Searching for Biscuit’s ideal woman
Since we are in the Land of Opportunity (or of churros and ENORMOUS pancakes) I should sieze this chance to find my ideal woman.
Unfortunately,I’ve not really been sure what this was and it’s taken a lot dating to try and figure it out. Thankfully I have discovered that someone has been browsing the ‘Dream girl catalogue’ and has recreated ‘Biscuit’s super deluxe dream girl’ on the big screen.
I watched ‘Scott Pilgrim Vs The World’ with my mouth open in astonishment whilst Toast occasionally grinned at me with a knowing look.
In a complete realistic venture, which is not in any way doomed to failure, I am now looking for a real life equivalent of Ramona Flowers.

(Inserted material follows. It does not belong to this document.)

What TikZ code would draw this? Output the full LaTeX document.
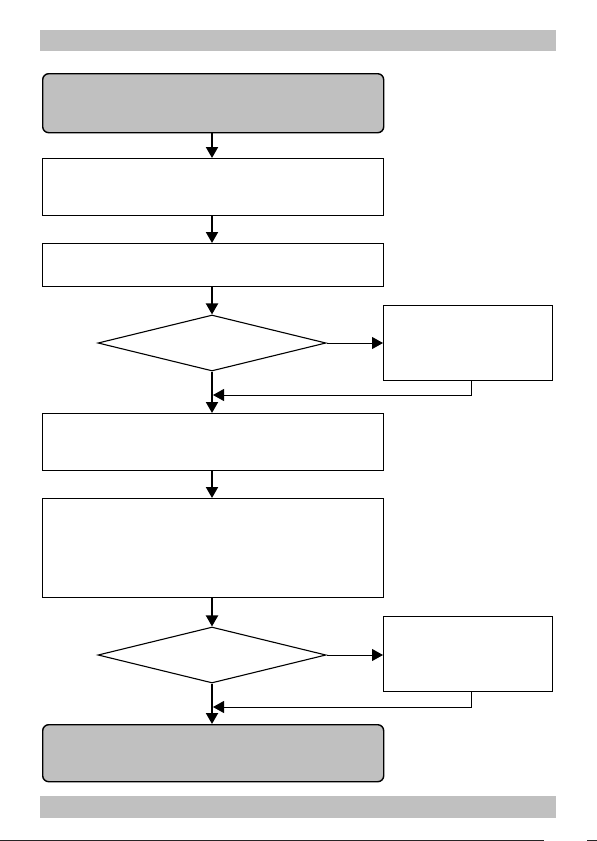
\documentclass[tikz,border=0pt]{standalone}
\usetikzlibrary{shapes.geometric,arrows.meta,calc}
\definecolor{boxgray}{HTML}{C0C0C0}
\begin{document}
\begin{tikzpicture}[x=1pt,y=-1pt,
  bar/.style={fill=boxgray,draw=none},
  grayround/.style={draw=black,line width=1.4pt,fill=boxgray,rounded corners=6pt,rectangle,inner sep=0pt,anchor=north west},
  plainbox/.style={draw=black,line width=1.4pt,fill=white,rectangle,inner sep=0pt,anchor=north west},
  decision/.style={draw=black,line width=1.1pt,diamond,inner sep=0pt,minimum width=228pt,minimum height=56pt},
  tip/.style={-{Triangle[width=12pt,length=11pt]}},
  thickarrow/.style={tip,line width=2pt},
  thinarrow/.style={tip,line width=1pt},
  thinline/.style={line width=1pt}]
\useasboundingbox (0,0) rectangle (597,841);
\fill[white] (0,0) rectangle (597,841);
% bars
\node[bar,rectangle,inner sep=0pt,minimum width=516pt,minimum height=21pt,anchor=north west] (topbar) at (40,30) {};
\node[bar,rectangle,inner sep=0pt,minimum width=516pt,minimum height=22pt,anchor=north west] (botbar) at (40,796) {};
% boxes
\node[grayround,minimum width=341pt,minimum height=59pt] (b1) at (42,73) {};
\node[plainbox,minimum width=341pt,minimum height=57pt] (b2) at (42,158) {};
\node[plainbox,minimum width=341pt,minimum height=43pt] (b3) at (42,243) {};
\node[decision] (d1) at (212,343) {};
\node[plainbox,minimum width=169pt,minimum height=75pt] (r1) at (383,305) {};
\node[plainbox,minimum width=341pt,minimum height=57pt] (b4) at (42,413) {};
\node[plainbox,minimum width=341pt,minimum height=99pt] (b5) at (42,498) {};
\node[decision] (d2) at (212,655) {};
\node[plainbox,minimum width=169pt,minimum height=75pt] (r2) at (383,616) {};
\node[grayround,minimum width=341pt,minimum height=57pt] (b6) at (42,724) {};
% connectors
\draw[thickarrow] (b1.south -| d1.north) -- (b2.north -| d1.north);
\draw[thickarrow] (b2.south -| d1.north) -- (b3.north -| d1.north);
\draw[thickarrow] (b3.south -| d1.north) -- (d1.north);
\draw[thinarrow] (d1.east) -- (d1.east -| r1.west);
\draw[thickarrow] (d1.south) -- (b4.north -| d1.south);
\coordinate (j1) at (213,395);
\draw[thinarrow] ([xshift=3pt]r1.south) |- (j1);
\draw[thickarrow] (b4.south -| d1.north) -- (b5.north -| d1.north);
\draw[thickarrow] (b5.south -| d2.north) -- (d2.north);
\draw[thinarrow] (d2.east) -- (d2.east -| r2.west);
\draw[thickarrow] (d2.south) -- (b6.north -| d2.south);
\coordinate (j2) at (213,707);
\draw[thinarrow] ([xshift=3pt]r2.south) |- (j2);
% bottom edge line
\coordinate (e1) at (0,840);
\coordinate (e2) at (544,840);
\coordinate (e3) at (587,840);
\coordinate (e4) at (597,840);
\draw[thinline,black!85] (e1) -- (e2);
\draw[thinline,black!85] (e3) -- (e4) -- ++(0,-6);
\end{tikzpicture}
\end{document}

Seemingly, the following combination of characteristics render me utterly helpless:
- bright pink/blue/green hair
- quirkily pretty
- achingly cool
- sultry American accent
- dry, almost arid sense of humour
- wryly mysterious
- alternative/hipster stylings
- seemingly distant until you break through the shell, then affectionate and warm
- slightly troubled but fixable
- rollerskates that melt snow
- mean ninja fighting moves with a giant mallet
I’m not saying that a future spouse has to possess all or any of these qualities, just that they made me go all weak kneed and made me need a glass of cold water and a little sit down.
Unfortunately the only person I know even slightly like this lives even further away than New York and was born over a decade too late to be a possibility.
As I’ve only got a week, if any American readers can point me in the direction of real-world Ramona then I’ll put you on a great table at the wedding, one where you can see Toast singing. and give you an honarary mention in the speech.
Marriage percentage of real-world Ramona: 100%
I suppose I had better be extra nice all year if I’m going to try and swing this one with Father Christmas in December. Hell, we’re in New York for a week, I imagine I’ll probably bump into her on the street, right?